Chief executive Stuart Machin described AI as already woven into stock forecasting, ordering, and marketing at the retailer, calling this latest rollout “central to our technology transformation”. Microsoft UK chief Darren Hardman said the new system is meant to translate store data into “clear actions and insights” — putting that information closer to where it’s needed on the shop floor. Microsoft UK Stories
The technology upgrade feeds into an ongoing overhaul across M&S’s clothing and home divisions, areas where the retailer is still struggling to recapture digital growth. Back in November, John Lyttle—who heads fashion, home and beauty—told Reuters that the company’s online market share in those categories lagged the broader sector by about 10 percentage points, putting M&S behind rival Next on the e-commerce front.
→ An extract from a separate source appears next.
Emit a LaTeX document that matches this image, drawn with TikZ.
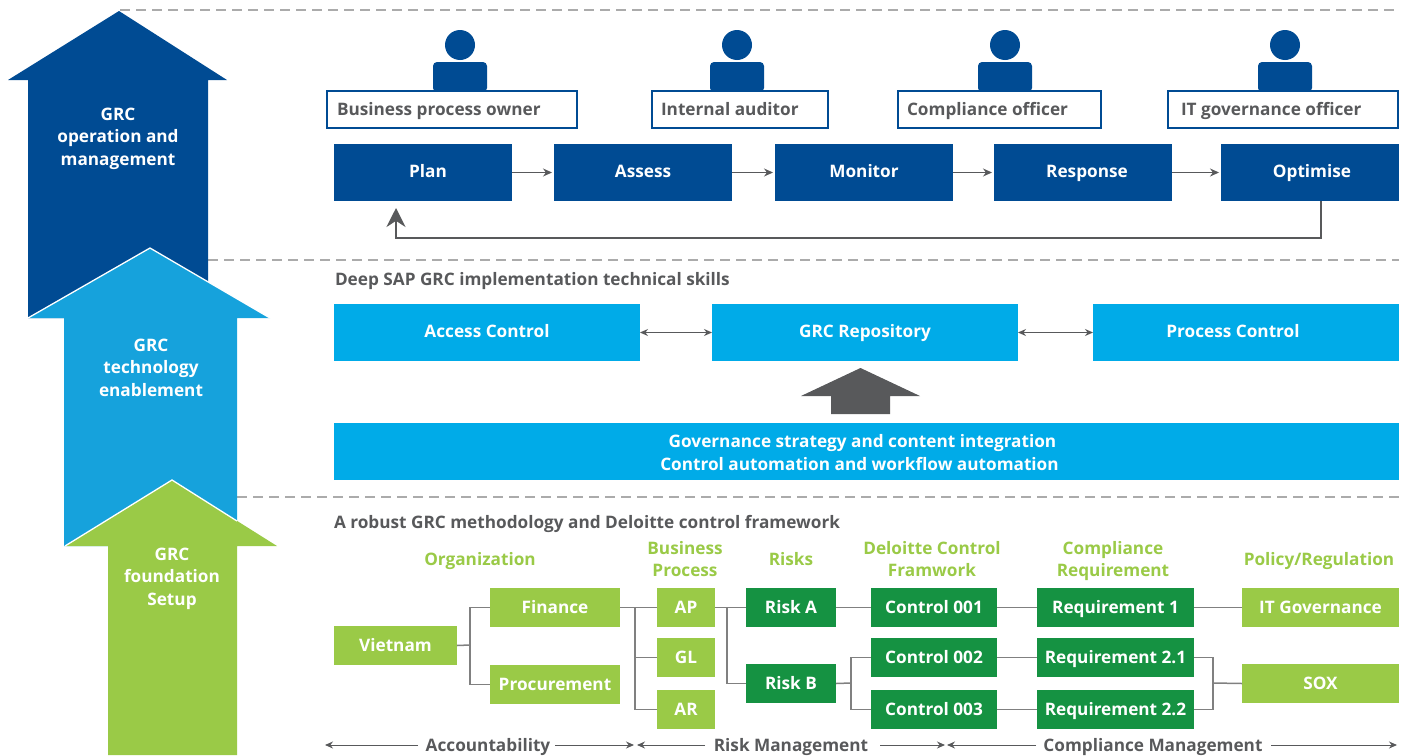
\documentclass[tikz,border=0pt]{standalone}
\usepackage{fontspec}
\setmainfont{Open Sans}
\usetikzlibrary{arrows.meta}
\definecolor{dblue}{HTML}{004B93}
\definecolor{mblue}{HTML}{16A2DC}
\definecolor{lblue}{HTML}{00ABE8}
\definecolor{lgreen}{HTML}{9ACA47}
\definecolor{dgreen}{HTML}{159242}
\definecolor{dgray}{HTML}{58595B}
\definecolor{lnk}{HTML}{808080}
\definecolor{dashc}{HTML}{ABABAB}
\newcommand\st{\vphantom{Apg}}
\tikzset{
 nodelift/.initial=16.5pt,
 base/.style={inner sep=0pt,outer sep=0pt,anchor=north west,align=center,font=\bfseries\fontsize{17.2}{22.5}\selectfont,execute at begin node={\rule{0pt}{\pgfkeysvalueof{/tikz/nodelift}}\st}},
 bx/.style={base,text=white},
 plain/.style={bx,fill=dblue,nodelift=14.5pt},
 lb/.style={bx,fill=lblue,nodelift=14.5pt},
 lg/.style={bx,fill=lgreen},
 dg/.style={bx,fill=dgreen},
 role/.style={base,draw=dblue,line width=2.4pt,fill=white},
 hdr/.style={base,anchor=center,text=lgreen},
 ttl/.style={base,anchor=west,text=dgray},
 btm/.style={base,anchor=center,text=dgray},
 atx/.style={base,anchor=center,text=white},
 dashl/.style={dashc,line width=1.2pt,dash pattern=on 10pt off 6pt},
 conn/.style={lnk,line width=1.5pt},
 flow/.style={dgray,line width=1pt,shorten >=2pt,-{Stealth[length=9pt,width=8pt]}},
 both/.style={dgray,line width=1pt,{Stealth[length=8pt,width=7pt]}-{Stealth[length=8pt,width=7pt]}},
 flowb/.style={dgray,line width=1pt,-{Stealth[length=8pt,width=7pt]}},
 person/.style={fill=dblue,draw=none},
 hh/.style={minimum height=39pt},
}
\begin{document}
\begin{tikzpicture}[x=1pt,y=-1pt]
\useasboundingbox (0,0) rectangle (1408,755);
% dashed lines
\coordinate (d1a) at (120,10); \coordinate (d1b) at (1399,10);
\coordinate (d2a) at (208,260); \coordinate (d2b) at (1399,260);
\coordinate (d3a) at (237,497); \coordinate (d3b) at (1399,497);
\draw[dashl] (d1a) -- (d1b);
\draw[dashl] (d2a) -- (d2b);
\draw[dashl] (d3a) -- (d3b);
% big arrows
\fill[dblue] (119,11) -- (227,80) -- (208,80) -- (208,318) -- (28,318) -- (28,80) -- (8,80) -- cycle;
\path[fill=mblue] (150,248) -- (270,318) -- (237,318) -- (237,546) -- (64,546) -- (64,318) -- (28,318) -- cycle;
\draw[white,line width=1.3pt] (28,318) -- (150,248) -- (270,318);
\path[fill=lgreen] (172,480) -- (277,546) -- (237,546) -- (237,755) -- (108,755) -- (108,546) -- (65,546) -- cycle;
\draw[white,line width=1.3pt] (65,546) -- (172,480) -- (237,521);
\node[atx] (a1) at (118,138.5) {GRC\\operation and\\management\st};
\node[atx] (a2) at (151,369.5) {GRC\\technology\\enablement\st};
\node[atx] (a3) at (172,578.5) {GRC\\foundation\\Setup\st};
% persons
\foreach \n/\x in {p1/460,p2/737,p3/1005,p4/1285}{
  \fill[person] (\x,45) ellipse (15 and 15);
  \fill[person,rounded corners=4pt] (\x-27,92) -- (\x-27,62) -- (\x+27,62) -- (\x+27,92) -- cycle;
}
% role boxes
\node[role,minimum width=250pt,minimum height=37pt] (r1) at (327,91) {};
\node[role,minimum width=176pt,minimum height=37pt] (r2) at (652,91) {};
\node[role,minimum width=203pt,minimum height=37pt] (r3) at (898,91) {};
\node[role,minimum width=230pt,minimum height=37pt] (r4) at (1168,91) {};
\node[ttl] (r1t) at (337,109.5) {Business process owner};
\node[ttl] (r2t) at (661,109.5) {Internal auditor};
\node[ttl] (r3t) at (907,109.5) {Compliance officer};
\node[ttl] (r4t) at (1181,109.5) {IT governance officer};
% process
\node[plain,minimum width=178pt,minimum height=57pt] (plan) at (334,144) {\hspace*{10pt}Plan};
\node[plain,minimum width=178pt,minimum height=57pt] (assess) at (554,144) {Assess};
\node[plain,minimum width=178pt,minimum height=57pt] (monitor) at (775,144) {Monitor};
\node[plain,minimum width=178pt,minimum height=57pt] (response) at (994,144) {\hspace*{8pt}Response};
\node[plain,minimum width=178pt,minimum height=57pt] (optimise) at (1221,144) {\hspace*{4pt}Optimise};
\draw[flow] (plan) -- (assess);
\draw[flow] (assess) -- (monitor);
\draw[flow] (monitor) -- (response);
\draw[flow] (response) -- (optimise);
\coordinate (fbs) at (1321,201);
\coordinate (fbc) at (1321,238);
\coordinate (fbe) at (396,208);
\draw[dgray,line width=2pt,-{Stealth[length=19pt,width=19pt]}] (fbs) -- (fbc) -| (fbe);
% middle
\node[ttl] (t2) at (335,279.5) {Deep SAP GRC implementation technical skills};
\node[lb,minimum width=306pt,minimum height=57pt] (ac) at (334,304) {Access Control};
\node[lb,minimum width=306pt,minimum height=57pt] (repo) at (712,304) {GRC Repository};
\node[lb,minimum width=306pt,minimum height=57pt] (pc) at (1093,304) {Process Control\hspace*{26pt}};
\draw[both] (ac) -- (repo);
\draw[both] (repo) -- (pc);
\fill[dgray] (860.5,368) -- (920,396) -- (890,396) -- (890,414) -- (831,414) -- (831,396) -- (801,396) -- cycle;
\node[lb,minimum width=1065pt,minimum height=57pt] (band) at (334,423) {};
\node[atx] (bandt) at (866.5,454.5) {Governance strategy and content integration\hspace*{8pt}\\Control automation and workflow automation\hspace*{14pt}\st};
% bottom
\node[ttl] (t3) at (334,522.5) {A robust GRC methodology and Deloitte control framework};
\node[hdr] (h1) at (480,559.5) {Organization};
\node[hdr] (h2) at (685,561) {Business\\Process\st};
\node[hdr] (h3) at (791,559.5) {Risks};
\node[hdr] (h4) at (932,561) {Deloitte Control\\Framwork\st};
\node[hdr] (h5) at (1113,561) {Compliance\\Requirement\st};
\node[hdr] (h6) at (1319,559.5) {Policy/Regulation};
\node[lg,hh,minimum width=123pt] (vn) at (334,626) {Vietnam};
\node[lg,hh,minimum width=130pt] (fin) at (490,588) {Finance};
\node[lg,hh,minimum width=130pt] (proc) at (490,665) {Procurement};
\node[lg,hh,minimum width=58pt] (ap) at (657,588) {AP};
\node[lg,hh,minimum width=58pt] (gl) at (657,638) {GL};
\node[lg,hh,minimum width=58pt] (ar) at (657,690) {AR};
\node[dg,hh,minimum width=90pt] (ra) at (746,588) {Risk A};
\node[dg,hh,minimum width=90pt] (rb) at (746,664) {Risk B};
\node[dg,hh,minimum width=126pt] (c1) at (871,588) {Control 001};
\node[dg,hh,minimum width=126pt] (c2) at (871,638) {Control 002};
\node[dg,hh,minimum width=126pt] (c3) at (871,690) {Control 003};
\node[dg,hh,minimum width=157pt] (q1) at (1037,588) {Requirement 1};
\node[dg,hh,minimum width=157pt] (q2) at (1037,638) {Requirement 2.1};
\node[dg,hh,minimum width=157pt] (q3) at (1037,690) {Requirement 2.2};
\node[lg,hh,minimum width=157pt] (it) at (1242,588) {IT Governance};
\node[lg,hh,minimum width=157pt] (sox) at (1242,664) {SOX};
% connectors
\coordinate (b1) at (470,645);
\coordinate (b2) at (635,607);
\coordinate (b3) at (727,607);
\coordinate (b4) at (851,683);
\coordinate (b5) at (1213,683);
\draw[conn] (vn.east) -- (b1);
\draw[conn] (fin.west) -| (b1) |- (proc.west);
\draw[conn] (fin.east) -- (ap.west);
\draw[conn] (b2) |- (gl.west);
\draw[conn] (b2) |- (ar.west);
\draw[conn] (ap.east) -- (ra.west);
\draw[conn] (b3) |- (rb.west);
\draw[conn] (ra.east) -- (c1.west);
\draw[conn] (c1.east) -- (q1.west);
\draw[conn] (q1.east) -- (it.west);
\draw[conn] (rb.east) -- (b4);
\draw[conn] (c2.west) -| (b4) |- (c3.west);
\draw[conn] (c2.east) -- (q2.west);
\draw[conn] (c3.east) -- (q3.west);
\draw[conn] (q2.east) -| (b5) |- (q3.east);
\draw[conn] (b5) -- (sox.west);
% bottom labels
\node[btm] (l1) at (488,745) {Accountability};
\node[btm] (l2) at (791,745) {Risk Management};
\node[btm] (l3) at (1153,745) {Compliance Management};
\coordinate (e1a) at (325,745); \coordinate (e1b) at (634,745);
\coordinate (e2a) at (637,745); \coordinate (e2b) at (945,745);
\coordinate (e3a) at (947,745); \coordinate (e3b) at (1397,745);
\coordinate (s1a) at (418,745); \coordinate (s1b) at (555,745);
\coordinate (s2a) at (705,745); \coordinate (s2b) at (880,745);
\coordinate (s3a) at (1036,745); \coordinate (s3b) at (1271,745);
\draw[flowb] (s1a) -- (e1a);
\draw[flowb] (s1b) -- (e1b);
\draw[flowb] (s2a) -- (e2a);
\draw[flowb] (s2b) -- (e2b);
\draw[flowb] (s3a) -- (e3a);
\draw[flowb] (s3b) -- (e3b);
\end{tikzpicture}
\end{document}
Food is still holding up best, though here, too, supply feels squeezed. On Wednesday, Morrisons described UK grocery trading as “highly competitive”. This comes after Reuters said earlier this month that Tesco and Sainsbury’s continued to pick up market share while food inflation ticked up again to 4.3%. Reuters
There’s a risk here: AI might not boost margins quickly enough, especially with shoppers starting to feel the squeeze again. CBI economist Martin Sartorius noted that “weak economic conditions continue to weigh on household spending.” Aberdeen’s Luke Bartholomew, meanwhile, dismissed February inflation numbers as “a relic of the world before the Iran conflict.” Reuters
On top of the ongoing recovery from the 2025 cyberattack, there’s still work left to do. Back in November, M&S projected it would be back to normal by March 2026. That attack led to a seven-week halt in online clothing orders and was pegged to knock around 300 million pounds off operating profit.
The business proved again it can attract customers with the right food selection, but January’s trading update made the divide clear: like-for-like food sales climbed 5.6% over Christmas. By contrast, fashion, home and beauty slipped 2.9%.
The next fixed date for investors comes May 20, as Marks & Spencer prepares to release its full-year figures.